Dedup & Merge Maintenance

Distillery can deduplicate and merge entries. Because a merge bulk-rewrites the entries table across the variable-length VARCHAR (content, metadata, and the dictionary-encoded columns) and the embedding column, it carries a real risk: a torn write or a botched re-encoding pass across a row group can leave the table corrupt in a way that SELECT COUNT(*) never detects — the catalog row-group metadata keeps counting rows whose backing data pages are gone (see #584).

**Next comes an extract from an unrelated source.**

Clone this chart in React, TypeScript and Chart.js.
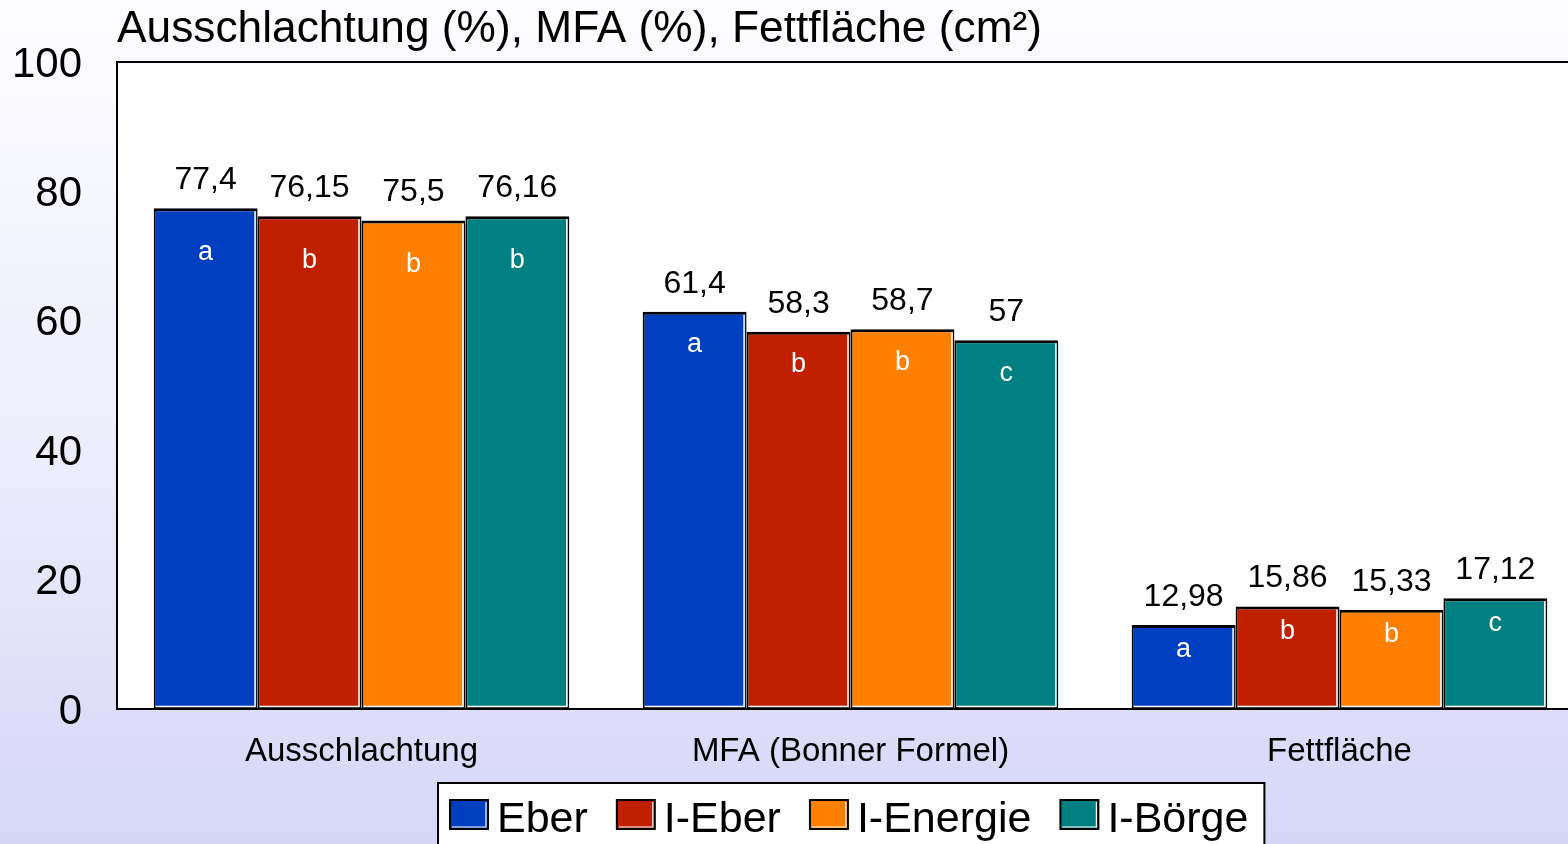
import React, { useEffect, useRef } from "react";
import { Chart, registerables } from "chart.js";

Chart.register(...registerables);

const title = "Ausschlachtung (%), MFA (%), Fettfläche (cm²)";
const categories = ["Ausschlachtung", "MFA (Bonner Formel)", "Fettfläche"];
const seriesNames = ["Eber", "I-Eber", "I-Energie", "I-Börge"];
const eber = [77.4, 61.4, 12.98];
const iEber = [76.15, 58.3, 15.86];
const iEnergie = [75.5, 58.7, 15.33];
const iBoerge = [76.16, 57, 17.12];
const eberLetters = ["a", "a", "a"];
const iEberLetters = ["b", "b", "b"];
const iEnergieLetters = ["b", "b", "b"];
const iBoergeLetters = ["b", "c", "c"];
const yMin = 0;
const yMax = 100;
const yStep = 20;

const colors = ["#0040c0", "#c02000", "#ff8000", "#008080"];
const FONT = '"Liberation Sans", Arial, sans-serif';
const letterOffsets = [44, 33, 25];

const fmt = (v: number) => String(v).replace(".", ",");

const decorPlugin = {
  id: "decor",
  beforeDraw(chart: any) {
    const { ctx, width, height, chartArea: a } = chart;
    ctx.save();
    const g = ctx.createLinearGradient(0, 0, 0, height);
    g.addColorStop(0, "#fdfdff");
    g.addColorStop(0.55, "#ececfc");
    g.addColorStop(1, "#d6d6f8");
    ctx.fillStyle = g;
    ctx.fillRect(0, 0, width, height);
    ctx.fillStyle = "#ffffff";
    ctx.fillRect(a.left, a.top, a.right - a.left, a.bottom - a.top);
    ctx.restore();
  },
  afterDatasetsDraw(chart: any) {
    const { ctx, chartArea: a } = chart;
    const letters = [eberLetters, iEberLetters, iEnergieLetters, iBoergeLetters];
    ctx.save();
    chart.data.datasets.forEach((ds: any, di: number) => {
      const meta = chart.getDatasetMeta(di);
      meta.data.forEach((el: any, i: number) => {
        const { x, y, base, width } = el.getProps(["x", "y", "base", "width"], true);
        const right = x + width / 2;
        const left = x - width / 2;
        // white inner highlight (right + bottom)
        ctx.strokeStyle = "#ffffff";
        ctx.lineWidth = 1.5;
        ctx.beginPath();
        ctx.moveTo(right - 2.5, y + 3);
        ctx.lineTo(right - 2.5, base - 2.5);
        ctx.lineTo(left + 2, base - 2.5);
        ctx.stroke();
        // value label
        ctx.fillStyle = "#000000";
        ctx.font = `32px ${FONT}`;
        ctx.textAlign = "center";
        ctx.textBaseline = "middle";
        ctx.fillText(fmt(ds.data[i]), x, y - 28);
        // significance letter
        ctx.fillStyle = "#ffffff";
        ctx.font = `27px ${FONT}`;
        ctx.fillText(letters[di][i], x, y + letterOffsets[i]);
      });
    });
    // plot frame: left, top, bottom
    ctx.strokeStyle = "#000000";
    ctx.lineWidth = 2;
    ctx.beginPath();
    ctx.moveTo(a.right + 2, a.top);
    ctx.lineTo(a.left, a.top);
    ctx.lineTo(a.left, a.bottom);
    ctx.lineTo(a.right + 2, a.bottom);
    ctx.stroke();
    ctx.restore();
  },
  afterDraw(chart: any) {
    const { ctx } = chart;
    ctx.save();
    // title
    ctx.font = `44px ${FONT}`;
    ctx.fillStyle = "#000000";
    ctx.textAlign = "left";
    ctx.textBaseline = "alphabetic";
    const tw = ctx.measureText(title).width;
    ctx.translate(117, 42);
    ctx.scale(925 / tw, 1);
    ctx.fillText(title, 0, 0);
    ctx.restore();

    // legend
    ctx.save();
    const boxX = 438;
    const boxY = 783;
    ctx.font = `43px ${FONT}`;
    const sq = 38;
    const gapText = 9;
    const gapItem = 29;
    let total = 12;
    seriesNames.forEach((n, i) => {
      total += sq + gapText + ctx.measureText(n).width + (i < seriesNames.length - 1 ? gapItem : 0);
    });
    total += 16;
    ctx.fillStyle = "#ffffff";
    ctx.fillRect(boxX, boxY, total, 90);
    ctx.strokeStyle = "#000000";
    ctx.lineWidth = 2;
    ctx.strokeRect(boxX, boxY, total, 90);
    let x = boxX + 12;
    seriesNames.forEach((n, i) => {
      ctx.fillStyle = colors[i];
      ctx.fillRect(x, 800, sq, 29);
      ctx.strokeStyle = "#000000";
      ctx.lineWidth = 2;
      ctx.strokeRect(x, 800, sq, 29);
      ctx.strokeStyle = "#ffffff";
      ctx.lineWidth = 1.2;
      ctx.beginPath();
      ctx.moveTo(x + sq - 2, 802);
      ctx.lineTo(x + sq - 2, 827);
      ctx.lineTo(x + 2, 827);
      ctx.stroke();
      ctx.fillStyle = "#000000";
      ctx.textAlign = "left";
      ctx.textBaseline = "alphabetic";
      ctx.fillText(n, x + sq + gapText, 832);
      x += sq + gapText + ctx.measureText(n).width + gapItem;
    });
    ctx.restore();
  },
};

export default function App() {
  const ref = useRef<HTMLCanvasElement>(null);
  useEffect(() => {
    if (!ref.current) return;
    const seriesData = [eber, iEber, iEnergie, iBoerge];
    const chart = new Chart(ref.current, {
      type: "bar",
      data: {
        labels: categories,
        datasets: seriesNames.map((name, i) => ({
          label: name,
          data: seriesData[i],
          backgroundColor: colors[i],
          borderColor: "#000000",
          borderWidth: { top: 3, left: 2, right: 1.5, bottom: 2 },
          borderSkipped: false,
          barPercentage: 1,
          categoryPercentage: 0.85,
        })),
      },
      options: {
        animation: false,
        responsive: false,
        devicePixelRatio: 1,
        layout: { padding: { left: 0, top: 62, right: 16, bottom: 65 } },
        plugins: {
          legend: { display: false },
          title: { display: false },
          tooltip: { enabled: false },
        },
        scales: {
          x: {
            grid: { display: false, drawTicks: false },
            border: { display: false },
            ticks: {
              color: "#000000",
              font: { family: FONT, size: 33 },
              padding: 23,
              maxRotation: 0,
            },
            afterFit: (s: any) => {
              s.height = 70;
            },
          },
          y: {
            min: yMin,
            max: yMax,
            grid: { display: false, drawTicks: false },
            border: { display: false },
            ticks: {
              stepSize: yStep,
              color: "#000000",
              font: { family: FONT, size: 42 },
              padding: 35,
              labelOffset: 3,
            },
            afterFit: (s: any) => {
              s.width = 117;
            },
          },
        },
      },
      plugins: [decorPlugin],
    });
    return () => chart.destroy();
  }, []);

  return (
    <div
      style={{
        position: "fixed",
        left: 0,
        top: 0,
        width: 1568,
        height: 844,
        overflow: "hidden",
      }}
    >
      <canvas
        ref={ref}
        width={1600}
        height={844}
        style={{ display: "block", width: 1600, height: 844 }}
      />
    </div>
  );
}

This page documents the supported dedup/merge operation and the safe snapshot pattern you should follow when running it manually.

How merges happen

There is no standalone dedup script. Merges are driven through the MCP tool distillery_find_similar with an accept_action:

accept_action Relation written Rewrites entries?
link related No (relation only)
merge merge_source Yes
duplicate duplicate Yes

merge and duplicate are the dedup outcomes. The user/agent reviews the candidates surfaced by distillery_find_similar and accepts the match, which persists the merge relation and folds the duplicate into its canonical entry.

Built-in integrity guard

After a merge/duplicate accept, Distillery automatically runs a post-rewrite integrity guard before reporting success:

  1. CHECKPOINT — flush the WAL and force re-encoding of the touched row groups into the main database file.
  2. Read-back — materialise id, content, metadata for the touched rows (SELECT … FROM entries WHERE id = ANY(<touched ids>)), forcing DuckDB to scan the data pages rather than return catalog statistics.
  3. Storage sweepPRAGMA storage_info('entries') over the table's storage metadata.

If any step errors, the operation fails loud (raises EntriesIntegrityError in the store; returns an INTERNAL error from the MCP tool) instead of reporting a successful merge over a corrupt table. The same guard is available directly as DuckDBStore.verify_entries_readable(entry_ids) for any other code path that bulk-rewrites entries.

Even with the guard, take a snapshot before a manual dedup session so you can roll back instantly if anything goes wrong. Snapshot the on-disk database file while the server is stopped (or right after a CHECKPOINT):

# Stop the server, then snapshot the database file before deduping.
cp ~/.distillery/distillery.db \
   ~/.distillery/distillery.db.pre-dedup-$(date +%Y%m%d-%H%M%S).bak

Keep the .pre-dedup-* snapshot until you have confirmed the post-merge database opens cleanly and entries read back at the row level (not just COUNT(*)). If a merge ever returns an integrity error, restore from the snapshot rather than continuing to operate on the corrupt file.